"""

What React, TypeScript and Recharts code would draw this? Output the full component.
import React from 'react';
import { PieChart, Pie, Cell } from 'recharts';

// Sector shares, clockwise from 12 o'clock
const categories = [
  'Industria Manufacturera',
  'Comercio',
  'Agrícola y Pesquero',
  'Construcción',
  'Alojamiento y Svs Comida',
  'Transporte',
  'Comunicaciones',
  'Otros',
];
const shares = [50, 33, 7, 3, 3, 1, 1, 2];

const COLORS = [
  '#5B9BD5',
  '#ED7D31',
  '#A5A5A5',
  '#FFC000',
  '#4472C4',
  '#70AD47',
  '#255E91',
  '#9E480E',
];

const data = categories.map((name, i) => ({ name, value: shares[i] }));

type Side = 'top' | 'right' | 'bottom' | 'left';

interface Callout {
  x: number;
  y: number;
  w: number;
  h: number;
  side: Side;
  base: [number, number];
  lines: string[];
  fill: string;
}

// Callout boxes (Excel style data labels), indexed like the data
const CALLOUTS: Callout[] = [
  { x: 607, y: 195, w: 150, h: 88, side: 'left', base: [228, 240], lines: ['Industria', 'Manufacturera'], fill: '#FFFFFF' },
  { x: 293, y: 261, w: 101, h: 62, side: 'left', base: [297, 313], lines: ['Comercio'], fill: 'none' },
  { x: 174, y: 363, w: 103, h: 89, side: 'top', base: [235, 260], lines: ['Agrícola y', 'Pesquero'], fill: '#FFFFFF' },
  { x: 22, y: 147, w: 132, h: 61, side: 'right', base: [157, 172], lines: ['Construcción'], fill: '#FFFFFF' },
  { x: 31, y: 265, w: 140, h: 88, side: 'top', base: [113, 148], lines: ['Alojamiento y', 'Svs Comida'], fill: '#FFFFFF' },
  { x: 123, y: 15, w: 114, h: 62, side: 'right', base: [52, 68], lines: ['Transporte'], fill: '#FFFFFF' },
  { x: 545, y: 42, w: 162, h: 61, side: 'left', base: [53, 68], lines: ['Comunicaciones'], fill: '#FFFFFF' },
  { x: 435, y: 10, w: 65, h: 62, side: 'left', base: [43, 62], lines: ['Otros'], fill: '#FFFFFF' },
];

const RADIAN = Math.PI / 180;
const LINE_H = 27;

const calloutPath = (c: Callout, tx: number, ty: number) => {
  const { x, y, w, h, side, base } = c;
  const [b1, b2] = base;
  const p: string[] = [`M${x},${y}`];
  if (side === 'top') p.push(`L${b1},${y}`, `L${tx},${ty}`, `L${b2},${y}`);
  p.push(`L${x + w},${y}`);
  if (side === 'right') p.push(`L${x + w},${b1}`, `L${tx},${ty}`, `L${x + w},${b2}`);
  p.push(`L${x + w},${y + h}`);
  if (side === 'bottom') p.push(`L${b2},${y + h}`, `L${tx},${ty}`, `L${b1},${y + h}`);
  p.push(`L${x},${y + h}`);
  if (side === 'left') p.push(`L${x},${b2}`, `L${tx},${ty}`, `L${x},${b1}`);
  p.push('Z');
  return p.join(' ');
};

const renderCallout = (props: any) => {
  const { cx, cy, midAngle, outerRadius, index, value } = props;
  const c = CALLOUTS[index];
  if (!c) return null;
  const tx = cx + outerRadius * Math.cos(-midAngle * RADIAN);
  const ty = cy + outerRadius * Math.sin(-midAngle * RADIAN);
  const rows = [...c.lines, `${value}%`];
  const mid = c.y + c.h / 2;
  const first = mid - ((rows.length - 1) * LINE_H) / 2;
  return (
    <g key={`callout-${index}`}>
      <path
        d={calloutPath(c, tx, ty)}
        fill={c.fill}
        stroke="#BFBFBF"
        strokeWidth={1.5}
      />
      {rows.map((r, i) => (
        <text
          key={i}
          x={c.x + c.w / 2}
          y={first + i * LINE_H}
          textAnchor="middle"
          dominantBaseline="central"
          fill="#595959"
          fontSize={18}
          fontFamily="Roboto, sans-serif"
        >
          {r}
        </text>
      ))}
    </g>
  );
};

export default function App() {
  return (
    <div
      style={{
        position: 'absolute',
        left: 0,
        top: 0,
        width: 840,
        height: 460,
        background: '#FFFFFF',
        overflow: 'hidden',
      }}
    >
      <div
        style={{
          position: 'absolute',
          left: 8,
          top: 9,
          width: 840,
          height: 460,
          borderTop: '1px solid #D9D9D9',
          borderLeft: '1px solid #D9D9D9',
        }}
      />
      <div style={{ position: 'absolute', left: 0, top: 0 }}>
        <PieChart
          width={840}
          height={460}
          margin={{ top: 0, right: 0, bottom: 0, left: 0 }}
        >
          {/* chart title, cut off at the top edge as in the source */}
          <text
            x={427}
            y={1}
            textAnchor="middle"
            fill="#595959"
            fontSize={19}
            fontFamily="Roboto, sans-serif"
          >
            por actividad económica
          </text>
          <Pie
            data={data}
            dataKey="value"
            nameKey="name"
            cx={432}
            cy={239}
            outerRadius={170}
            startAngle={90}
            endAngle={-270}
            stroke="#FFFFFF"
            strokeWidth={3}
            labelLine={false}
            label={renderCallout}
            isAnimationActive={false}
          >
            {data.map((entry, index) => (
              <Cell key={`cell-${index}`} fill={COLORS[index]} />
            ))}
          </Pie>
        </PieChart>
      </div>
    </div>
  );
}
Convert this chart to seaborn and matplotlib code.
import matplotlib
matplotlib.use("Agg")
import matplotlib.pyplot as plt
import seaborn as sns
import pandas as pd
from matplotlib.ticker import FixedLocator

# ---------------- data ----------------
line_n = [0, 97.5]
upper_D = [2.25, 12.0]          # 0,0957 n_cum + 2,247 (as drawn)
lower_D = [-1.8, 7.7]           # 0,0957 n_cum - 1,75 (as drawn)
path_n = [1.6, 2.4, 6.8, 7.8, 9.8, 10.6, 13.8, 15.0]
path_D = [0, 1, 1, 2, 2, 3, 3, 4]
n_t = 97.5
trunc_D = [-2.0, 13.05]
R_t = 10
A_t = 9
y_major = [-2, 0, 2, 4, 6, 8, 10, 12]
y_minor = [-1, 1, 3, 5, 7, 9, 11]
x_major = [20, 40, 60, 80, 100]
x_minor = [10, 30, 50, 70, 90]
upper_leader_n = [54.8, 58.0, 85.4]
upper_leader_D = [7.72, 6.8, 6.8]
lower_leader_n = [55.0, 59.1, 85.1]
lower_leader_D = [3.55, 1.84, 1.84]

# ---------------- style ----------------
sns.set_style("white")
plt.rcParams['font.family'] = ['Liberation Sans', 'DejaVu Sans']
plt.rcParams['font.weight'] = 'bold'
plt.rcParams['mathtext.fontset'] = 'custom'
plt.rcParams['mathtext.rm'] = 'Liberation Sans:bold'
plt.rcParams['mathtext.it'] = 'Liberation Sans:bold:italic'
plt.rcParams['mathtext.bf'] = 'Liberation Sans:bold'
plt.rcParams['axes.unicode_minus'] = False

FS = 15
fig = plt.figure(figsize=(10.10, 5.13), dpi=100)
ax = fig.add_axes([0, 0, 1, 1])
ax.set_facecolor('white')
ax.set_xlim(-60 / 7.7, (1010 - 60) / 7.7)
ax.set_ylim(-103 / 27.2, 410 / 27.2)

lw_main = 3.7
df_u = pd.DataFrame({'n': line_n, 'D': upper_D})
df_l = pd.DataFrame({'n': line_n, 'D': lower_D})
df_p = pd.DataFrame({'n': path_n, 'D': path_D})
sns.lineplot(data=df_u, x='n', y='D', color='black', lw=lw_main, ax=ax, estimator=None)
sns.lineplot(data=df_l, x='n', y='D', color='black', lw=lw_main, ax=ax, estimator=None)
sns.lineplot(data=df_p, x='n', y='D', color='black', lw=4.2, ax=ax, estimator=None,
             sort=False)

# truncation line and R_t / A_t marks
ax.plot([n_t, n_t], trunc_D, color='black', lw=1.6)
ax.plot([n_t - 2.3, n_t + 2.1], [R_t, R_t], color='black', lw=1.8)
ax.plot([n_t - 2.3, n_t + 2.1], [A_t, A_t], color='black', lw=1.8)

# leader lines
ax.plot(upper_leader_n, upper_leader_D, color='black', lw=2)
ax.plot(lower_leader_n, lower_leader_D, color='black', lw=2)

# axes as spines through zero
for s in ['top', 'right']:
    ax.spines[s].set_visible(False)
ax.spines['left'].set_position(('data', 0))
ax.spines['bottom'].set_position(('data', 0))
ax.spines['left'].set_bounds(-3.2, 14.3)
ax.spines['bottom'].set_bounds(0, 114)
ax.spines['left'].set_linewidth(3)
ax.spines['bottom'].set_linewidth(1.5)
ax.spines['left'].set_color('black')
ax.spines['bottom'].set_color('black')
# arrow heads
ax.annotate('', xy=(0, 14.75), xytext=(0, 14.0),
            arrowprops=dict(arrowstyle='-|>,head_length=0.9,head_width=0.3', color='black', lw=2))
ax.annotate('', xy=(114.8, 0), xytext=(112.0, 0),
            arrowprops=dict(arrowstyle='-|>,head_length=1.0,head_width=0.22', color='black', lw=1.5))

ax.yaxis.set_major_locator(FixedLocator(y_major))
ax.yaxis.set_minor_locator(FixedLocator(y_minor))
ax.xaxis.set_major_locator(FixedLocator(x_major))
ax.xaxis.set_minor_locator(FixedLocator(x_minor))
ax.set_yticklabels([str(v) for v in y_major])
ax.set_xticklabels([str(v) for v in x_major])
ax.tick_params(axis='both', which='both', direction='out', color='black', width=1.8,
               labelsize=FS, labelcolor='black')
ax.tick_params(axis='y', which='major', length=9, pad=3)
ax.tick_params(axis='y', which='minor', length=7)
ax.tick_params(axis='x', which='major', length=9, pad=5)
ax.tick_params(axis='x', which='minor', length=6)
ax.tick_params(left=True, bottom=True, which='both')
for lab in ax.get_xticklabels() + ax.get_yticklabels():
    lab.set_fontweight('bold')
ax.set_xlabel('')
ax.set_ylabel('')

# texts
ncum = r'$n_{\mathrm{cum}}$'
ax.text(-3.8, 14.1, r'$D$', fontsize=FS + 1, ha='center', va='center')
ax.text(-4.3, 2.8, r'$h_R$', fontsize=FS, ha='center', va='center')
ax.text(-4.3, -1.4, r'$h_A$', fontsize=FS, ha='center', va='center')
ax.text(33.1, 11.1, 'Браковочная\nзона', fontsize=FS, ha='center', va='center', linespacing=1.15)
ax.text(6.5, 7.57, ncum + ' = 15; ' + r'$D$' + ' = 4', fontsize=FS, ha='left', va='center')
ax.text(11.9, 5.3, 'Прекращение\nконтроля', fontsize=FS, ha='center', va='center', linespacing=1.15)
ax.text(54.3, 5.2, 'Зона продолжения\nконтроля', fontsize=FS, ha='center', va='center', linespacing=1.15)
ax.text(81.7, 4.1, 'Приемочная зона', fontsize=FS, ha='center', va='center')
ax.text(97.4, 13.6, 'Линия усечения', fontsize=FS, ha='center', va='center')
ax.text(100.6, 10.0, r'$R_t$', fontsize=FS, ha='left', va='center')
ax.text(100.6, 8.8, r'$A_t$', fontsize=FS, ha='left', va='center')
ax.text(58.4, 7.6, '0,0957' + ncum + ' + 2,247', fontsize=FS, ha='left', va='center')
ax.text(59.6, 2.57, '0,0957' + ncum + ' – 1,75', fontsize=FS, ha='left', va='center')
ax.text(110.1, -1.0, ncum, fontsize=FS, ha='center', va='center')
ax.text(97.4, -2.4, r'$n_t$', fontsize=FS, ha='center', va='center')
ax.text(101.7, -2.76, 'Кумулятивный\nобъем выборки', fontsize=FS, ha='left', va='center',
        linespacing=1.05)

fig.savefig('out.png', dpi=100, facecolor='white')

"""

GOAL:
Go through the material above and output exactly the lines from the one containing "Convert this chart" through the one containing "lower_leader_D = [3.55, 1.84, 1.84]".

RESPONSE:
Convert this chart to seaborn and matplotlib code.
import matplotlib
matplotlib.use("Agg")
import matplotlib.pyplot as plt
import seaborn as sns
import pandas as pd
from matplotlib.ticker import FixedLocator

# ---------------- data ----------------
line_n = [0, 97.5]
upper_D = [2.25, 12.0]          # 0,0957 n_cum + 2,247 (as drawn)
lower_D = [-1.8, 7.7]           # 0,0957 n_cum - 1,75 (as drawn)
path_n = [1.6, 2.4, 6.8, 7.8, 9.8, 10.6, 13.8, 15.0]
path_D = [0, 1, 1, 2, 2, 3, 3, 4]
n_t = 97.5
trunc_D = [-2.0, 13.05]
R_t = 10
A_t = 9
y_major = [-2, 0, 2, 4, 6, 8, 10, 12]
y_minor = [-1, 1, 3, 5, 7, 9, 11]
x_major = [20, 40, 60, 80, 100]
x_minor = [10, 30, 50, 70, 90]
upper_leader_n = [54.8, 58.0, 85.4]
upper_leader_D = [7.72, 6.8, 6.8]
lower_leader_n = [55.0, 59.1, 85.1]
lower_leader_D = [3.55, 1.84, 1.84]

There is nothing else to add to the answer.